Sarah Vaughan
Winehouse's vocal phrasing and jazz sensibility drew heavily from Sarah Vaughan's sophisticated approach to melody and rhythm. Vaughan's ability to bend notes and play with timing, particularly evident on albums like 'Sarah Vaughan with Clifford Brown,' became a cornerstone of Winehouse's own vocal gymnastics. This influence is most apparent in Winehouse's slower ballads where she employs Vaughan's technique of stretching syllables across unexpected beats.
The Ronettes
The girl group's Phil Spector-produced classics like 'Be My Baby' provided the template for Winehouse's retro-soul aesthetic and beehive hairstyle. Ronnie Spector's raw, emotional delivery and the group's fusion of pop accessibility with gritty urban attitude became central to Winehouse's artistic persona. This influence crystallized on 'Back to Black,' where Mark Ronson's production explicitly channeled Spector's wall of sound techniques.
Lauryn Hill
Hill's 'The Miseducation of Lauryn Hill' demonstrated how contemporary R&B could incorporate jazz chord progressions and socially conscious lyrics without sacrificing commercial appeal.
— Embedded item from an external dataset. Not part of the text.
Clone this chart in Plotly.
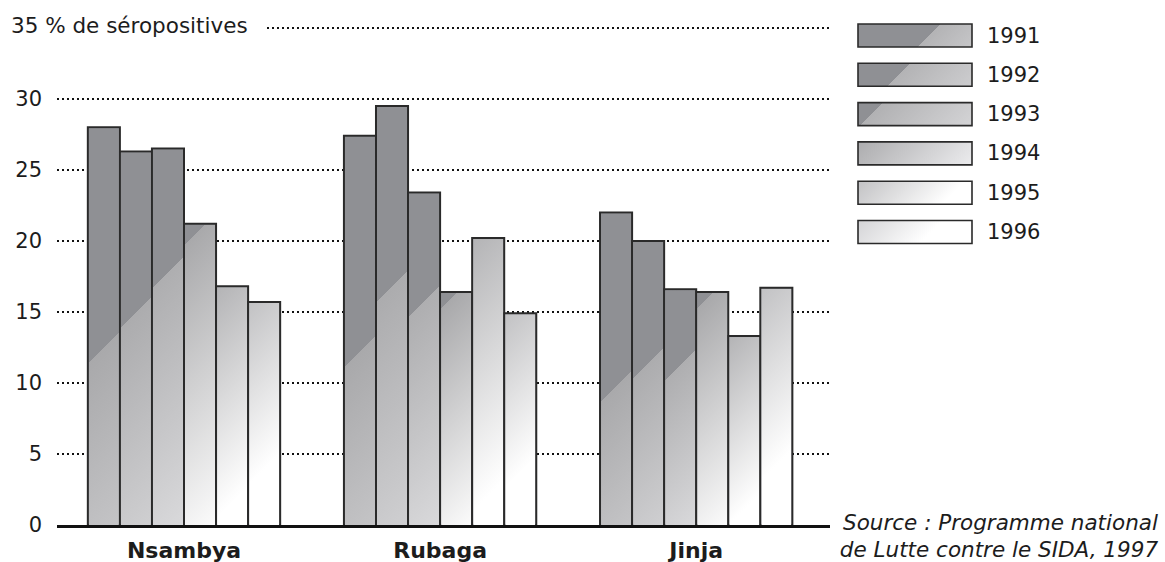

Winehouse adopted Hill's approach to blending neo-soul with hip-hop influenced rhythms and deeply personal storytelling. The confessional nature of Hill's songwriting, particularly her frank discussions of relationships and personal struggles, provided a blueprint for Winehouse's own unflinching lyrical honesty.
Context
Winehouse emerged from the UK's early 2000s neo-soul scene alongside artists like Jill Scott and D'Angelo, but her Camden Town upbringing infused her music with a distinctly British perspective on American soul traditions. She came of age during the UK garage and grime explosion, absorbing the raw urban energy of London's music scene while simultaneously studying jazz vocals at the BRIT School. This unique positioning allowed her to bridge the gap between vintage American soul and contemporary British urban music, creating a sound that felt both timeless and urgently modern. Her music represented a crucial moment when British artists began successfully reinterpreting African-American musical traditions without mere imitation.
Legacy
Winehouse's fusion of vintage production techniques with confessional songwriting directly influenced artists like Adele, who adopted her emotional directness and retro-soul aesthetic for mainstream success. Her impact extends to contemporary R&B artists like Jorja Smith and Lianne La Havas, who follow her template of combining jazz-influenced vocals with modern urban production. The 'retro-soul' movement of the 2010s, including artists like Sharon Jones and Leon Bridges, owes much to Winehouse's demonstration that vintage sounds could resonate with contemporary audiences.
Why it matters
Understanding Winehouse's influences reveals how she functioned as a crucial cultural translator, taking the sophisticated jazz phrasing of Sarah Vaughan, the emotional directness of girl groups, and the neo-soul innovations of Lauryn Hill to create something entirely new. Her ability to synthesize these diverse elements explains why her music felt both nostalgic and revolutionary, appealing to jazz purists and pop audiences simultaneously. Recognizing these connections illuminates how great artists don't simply copy their influences but rather create new musical languages by combining seemingly disparate traditions.